■ PROBLEM DETAILS
Exactly retype the lines from the top of the data through the line containing "const binWidth = 0.05", leaving out every picture.

■ DATA
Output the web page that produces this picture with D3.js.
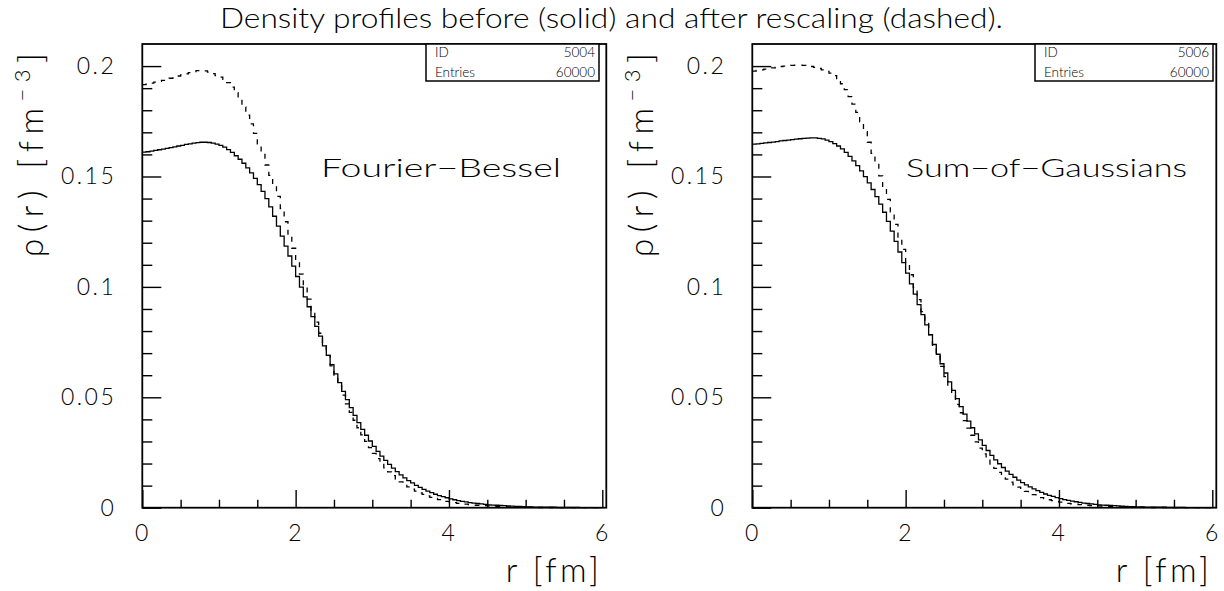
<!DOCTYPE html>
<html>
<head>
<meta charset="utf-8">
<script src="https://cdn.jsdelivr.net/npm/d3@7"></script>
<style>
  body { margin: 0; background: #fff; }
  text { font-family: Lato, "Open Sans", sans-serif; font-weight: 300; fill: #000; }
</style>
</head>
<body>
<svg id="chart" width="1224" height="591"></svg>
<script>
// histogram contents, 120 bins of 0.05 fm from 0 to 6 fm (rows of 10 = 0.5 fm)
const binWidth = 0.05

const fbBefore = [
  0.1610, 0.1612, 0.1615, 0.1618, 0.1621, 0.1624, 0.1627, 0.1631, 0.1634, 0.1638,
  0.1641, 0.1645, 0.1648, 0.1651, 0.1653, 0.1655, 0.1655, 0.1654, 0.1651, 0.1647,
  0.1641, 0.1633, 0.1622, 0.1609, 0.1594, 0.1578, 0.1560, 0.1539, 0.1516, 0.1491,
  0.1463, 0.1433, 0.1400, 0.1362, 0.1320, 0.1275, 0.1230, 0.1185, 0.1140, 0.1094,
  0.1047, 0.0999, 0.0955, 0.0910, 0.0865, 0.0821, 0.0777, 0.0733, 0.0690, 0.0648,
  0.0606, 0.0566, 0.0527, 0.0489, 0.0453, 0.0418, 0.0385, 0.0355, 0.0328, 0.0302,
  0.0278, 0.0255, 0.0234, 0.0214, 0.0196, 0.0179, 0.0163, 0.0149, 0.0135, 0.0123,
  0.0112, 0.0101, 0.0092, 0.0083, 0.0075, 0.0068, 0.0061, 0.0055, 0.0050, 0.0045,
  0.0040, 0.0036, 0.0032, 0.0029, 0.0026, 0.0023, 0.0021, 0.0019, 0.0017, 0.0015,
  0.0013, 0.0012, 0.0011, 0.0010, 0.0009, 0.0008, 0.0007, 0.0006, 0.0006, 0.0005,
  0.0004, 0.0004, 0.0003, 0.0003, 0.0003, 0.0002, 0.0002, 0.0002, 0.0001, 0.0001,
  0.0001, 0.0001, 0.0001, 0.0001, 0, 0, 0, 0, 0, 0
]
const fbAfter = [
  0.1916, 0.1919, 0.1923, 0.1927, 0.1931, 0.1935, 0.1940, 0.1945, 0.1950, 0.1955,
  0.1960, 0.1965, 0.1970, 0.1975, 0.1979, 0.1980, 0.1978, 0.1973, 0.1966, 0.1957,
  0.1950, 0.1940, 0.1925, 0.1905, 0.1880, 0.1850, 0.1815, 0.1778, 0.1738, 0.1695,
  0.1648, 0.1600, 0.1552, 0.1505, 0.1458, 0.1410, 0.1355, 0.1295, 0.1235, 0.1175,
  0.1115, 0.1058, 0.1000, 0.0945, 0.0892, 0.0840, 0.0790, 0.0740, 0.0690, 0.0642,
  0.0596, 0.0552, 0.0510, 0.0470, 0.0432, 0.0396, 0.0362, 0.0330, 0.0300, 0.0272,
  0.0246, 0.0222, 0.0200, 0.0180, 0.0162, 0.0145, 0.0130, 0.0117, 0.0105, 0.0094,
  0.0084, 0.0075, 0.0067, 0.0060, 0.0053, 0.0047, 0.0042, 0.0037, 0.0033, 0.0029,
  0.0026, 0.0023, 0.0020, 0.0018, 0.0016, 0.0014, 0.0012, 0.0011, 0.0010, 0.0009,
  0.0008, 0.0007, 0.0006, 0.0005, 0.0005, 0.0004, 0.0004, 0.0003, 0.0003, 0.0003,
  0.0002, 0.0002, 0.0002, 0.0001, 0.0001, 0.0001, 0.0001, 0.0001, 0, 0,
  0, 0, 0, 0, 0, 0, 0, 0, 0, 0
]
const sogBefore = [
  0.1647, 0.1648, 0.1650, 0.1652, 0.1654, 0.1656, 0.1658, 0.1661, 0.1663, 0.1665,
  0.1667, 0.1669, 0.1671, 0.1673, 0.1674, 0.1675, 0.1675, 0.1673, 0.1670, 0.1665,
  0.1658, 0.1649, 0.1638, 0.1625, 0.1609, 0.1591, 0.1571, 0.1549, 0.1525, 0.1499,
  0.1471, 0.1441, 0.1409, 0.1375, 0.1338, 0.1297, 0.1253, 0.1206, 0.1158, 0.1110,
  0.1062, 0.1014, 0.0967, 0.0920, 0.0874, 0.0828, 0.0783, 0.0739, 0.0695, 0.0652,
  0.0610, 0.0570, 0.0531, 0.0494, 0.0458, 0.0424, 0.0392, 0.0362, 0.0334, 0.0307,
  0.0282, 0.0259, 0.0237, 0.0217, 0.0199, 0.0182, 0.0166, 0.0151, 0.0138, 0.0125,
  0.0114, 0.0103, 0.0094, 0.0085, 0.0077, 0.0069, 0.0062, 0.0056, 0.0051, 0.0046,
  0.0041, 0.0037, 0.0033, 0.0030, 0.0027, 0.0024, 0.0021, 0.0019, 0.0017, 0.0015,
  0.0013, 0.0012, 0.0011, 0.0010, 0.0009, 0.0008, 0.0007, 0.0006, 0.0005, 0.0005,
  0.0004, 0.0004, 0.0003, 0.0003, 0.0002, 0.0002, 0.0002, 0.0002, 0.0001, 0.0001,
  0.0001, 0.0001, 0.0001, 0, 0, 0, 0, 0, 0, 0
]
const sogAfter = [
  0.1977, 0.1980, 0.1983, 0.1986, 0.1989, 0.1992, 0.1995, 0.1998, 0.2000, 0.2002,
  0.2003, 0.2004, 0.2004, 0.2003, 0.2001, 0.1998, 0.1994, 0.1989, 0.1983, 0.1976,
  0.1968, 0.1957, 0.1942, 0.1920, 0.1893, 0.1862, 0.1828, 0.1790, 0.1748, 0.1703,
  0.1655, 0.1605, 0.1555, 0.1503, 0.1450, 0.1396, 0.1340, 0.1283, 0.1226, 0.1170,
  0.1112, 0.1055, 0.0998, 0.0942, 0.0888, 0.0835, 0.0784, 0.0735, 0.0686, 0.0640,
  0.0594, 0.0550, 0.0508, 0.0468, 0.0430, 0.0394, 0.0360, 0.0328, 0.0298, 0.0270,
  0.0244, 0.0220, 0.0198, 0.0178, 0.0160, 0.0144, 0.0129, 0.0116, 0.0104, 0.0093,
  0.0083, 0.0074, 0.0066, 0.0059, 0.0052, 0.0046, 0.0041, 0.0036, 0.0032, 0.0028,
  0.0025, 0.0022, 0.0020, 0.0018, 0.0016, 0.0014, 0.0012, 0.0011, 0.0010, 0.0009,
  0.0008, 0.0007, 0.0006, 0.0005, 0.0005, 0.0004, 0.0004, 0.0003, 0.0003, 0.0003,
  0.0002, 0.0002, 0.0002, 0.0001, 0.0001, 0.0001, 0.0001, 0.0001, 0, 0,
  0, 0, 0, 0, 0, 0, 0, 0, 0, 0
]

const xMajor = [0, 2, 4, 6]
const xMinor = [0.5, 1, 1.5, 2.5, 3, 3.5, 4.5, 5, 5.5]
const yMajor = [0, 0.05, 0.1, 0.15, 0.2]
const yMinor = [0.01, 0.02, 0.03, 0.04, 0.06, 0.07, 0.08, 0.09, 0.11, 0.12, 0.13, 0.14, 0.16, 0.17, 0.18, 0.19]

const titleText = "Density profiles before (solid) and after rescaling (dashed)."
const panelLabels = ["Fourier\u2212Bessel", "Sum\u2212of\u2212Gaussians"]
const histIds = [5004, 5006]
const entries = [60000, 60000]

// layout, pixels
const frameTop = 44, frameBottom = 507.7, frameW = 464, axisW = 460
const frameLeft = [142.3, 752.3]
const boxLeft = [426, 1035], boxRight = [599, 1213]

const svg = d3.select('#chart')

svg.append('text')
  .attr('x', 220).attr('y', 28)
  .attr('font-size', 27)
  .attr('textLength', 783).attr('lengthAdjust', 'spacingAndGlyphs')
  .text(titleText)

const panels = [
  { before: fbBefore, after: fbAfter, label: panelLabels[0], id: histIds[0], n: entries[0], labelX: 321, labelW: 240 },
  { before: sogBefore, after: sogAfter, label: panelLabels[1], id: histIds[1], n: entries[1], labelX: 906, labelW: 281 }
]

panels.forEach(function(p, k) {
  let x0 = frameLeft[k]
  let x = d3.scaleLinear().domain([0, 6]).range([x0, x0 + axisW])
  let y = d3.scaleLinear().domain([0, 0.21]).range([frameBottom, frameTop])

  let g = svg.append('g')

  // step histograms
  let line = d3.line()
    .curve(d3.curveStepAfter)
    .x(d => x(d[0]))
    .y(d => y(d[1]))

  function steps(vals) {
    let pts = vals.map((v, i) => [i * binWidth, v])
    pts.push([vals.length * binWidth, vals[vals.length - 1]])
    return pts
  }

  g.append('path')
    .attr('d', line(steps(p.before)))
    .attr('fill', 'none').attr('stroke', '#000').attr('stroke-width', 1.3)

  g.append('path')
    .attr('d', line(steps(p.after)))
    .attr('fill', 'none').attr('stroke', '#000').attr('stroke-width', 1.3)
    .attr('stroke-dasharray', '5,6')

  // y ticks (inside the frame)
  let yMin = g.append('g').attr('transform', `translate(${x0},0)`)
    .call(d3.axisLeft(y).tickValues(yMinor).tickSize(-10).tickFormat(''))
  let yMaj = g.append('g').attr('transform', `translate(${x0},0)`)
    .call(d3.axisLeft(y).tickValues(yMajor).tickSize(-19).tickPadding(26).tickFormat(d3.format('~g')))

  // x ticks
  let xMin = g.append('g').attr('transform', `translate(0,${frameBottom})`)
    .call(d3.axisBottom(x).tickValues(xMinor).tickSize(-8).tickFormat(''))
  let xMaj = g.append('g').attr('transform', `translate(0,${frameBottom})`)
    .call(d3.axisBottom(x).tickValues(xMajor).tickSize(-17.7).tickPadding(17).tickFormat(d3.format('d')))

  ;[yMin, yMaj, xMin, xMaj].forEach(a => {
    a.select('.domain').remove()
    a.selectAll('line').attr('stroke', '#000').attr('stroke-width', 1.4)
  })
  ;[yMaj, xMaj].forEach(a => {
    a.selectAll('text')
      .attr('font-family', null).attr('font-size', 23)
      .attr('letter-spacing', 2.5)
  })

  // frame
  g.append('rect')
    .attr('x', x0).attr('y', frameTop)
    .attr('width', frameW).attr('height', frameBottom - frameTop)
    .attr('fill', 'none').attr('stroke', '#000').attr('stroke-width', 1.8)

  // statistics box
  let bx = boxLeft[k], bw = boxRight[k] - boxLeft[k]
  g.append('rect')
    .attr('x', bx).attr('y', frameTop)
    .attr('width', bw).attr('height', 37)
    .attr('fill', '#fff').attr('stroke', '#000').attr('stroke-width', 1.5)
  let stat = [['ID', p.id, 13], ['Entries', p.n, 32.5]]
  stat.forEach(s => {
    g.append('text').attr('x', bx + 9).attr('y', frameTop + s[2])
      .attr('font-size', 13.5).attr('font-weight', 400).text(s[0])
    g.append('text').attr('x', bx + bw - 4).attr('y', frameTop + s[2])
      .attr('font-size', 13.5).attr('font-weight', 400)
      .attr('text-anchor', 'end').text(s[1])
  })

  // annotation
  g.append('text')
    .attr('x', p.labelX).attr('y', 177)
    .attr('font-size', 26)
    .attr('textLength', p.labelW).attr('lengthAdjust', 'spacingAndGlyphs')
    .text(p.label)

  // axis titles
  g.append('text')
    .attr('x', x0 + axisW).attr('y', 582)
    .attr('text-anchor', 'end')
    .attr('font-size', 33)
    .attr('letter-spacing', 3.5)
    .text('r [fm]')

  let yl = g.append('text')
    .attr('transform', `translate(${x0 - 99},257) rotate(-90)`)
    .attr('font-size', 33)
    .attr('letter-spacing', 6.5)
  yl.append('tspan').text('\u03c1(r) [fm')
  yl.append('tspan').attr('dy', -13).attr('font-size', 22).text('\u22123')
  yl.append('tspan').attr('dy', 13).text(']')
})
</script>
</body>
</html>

■ SOLVED EXERCISE
Output the web page that produces this picture with D3.js.
<!DOCTYPE html>
<html>
<head>
<meta charset="utf-8">
<script src="https://cdn.jsdelivr.net/npm/d3@7"></script>
<style>
  body { margin: 0; background: #fff; }
  text { font-family: Lato, "Open Sans", sans-serif; font-weight: 300; fill: #000; }
</style>
</head>
<body>
<svg id="chart" width="1224" height="591"></svg>
<script>
// histogram contents, 120 bins of 0.05 fm from 0 to 6 fm (rows of 10 = 0.5 fm)
const binWidth = 0.05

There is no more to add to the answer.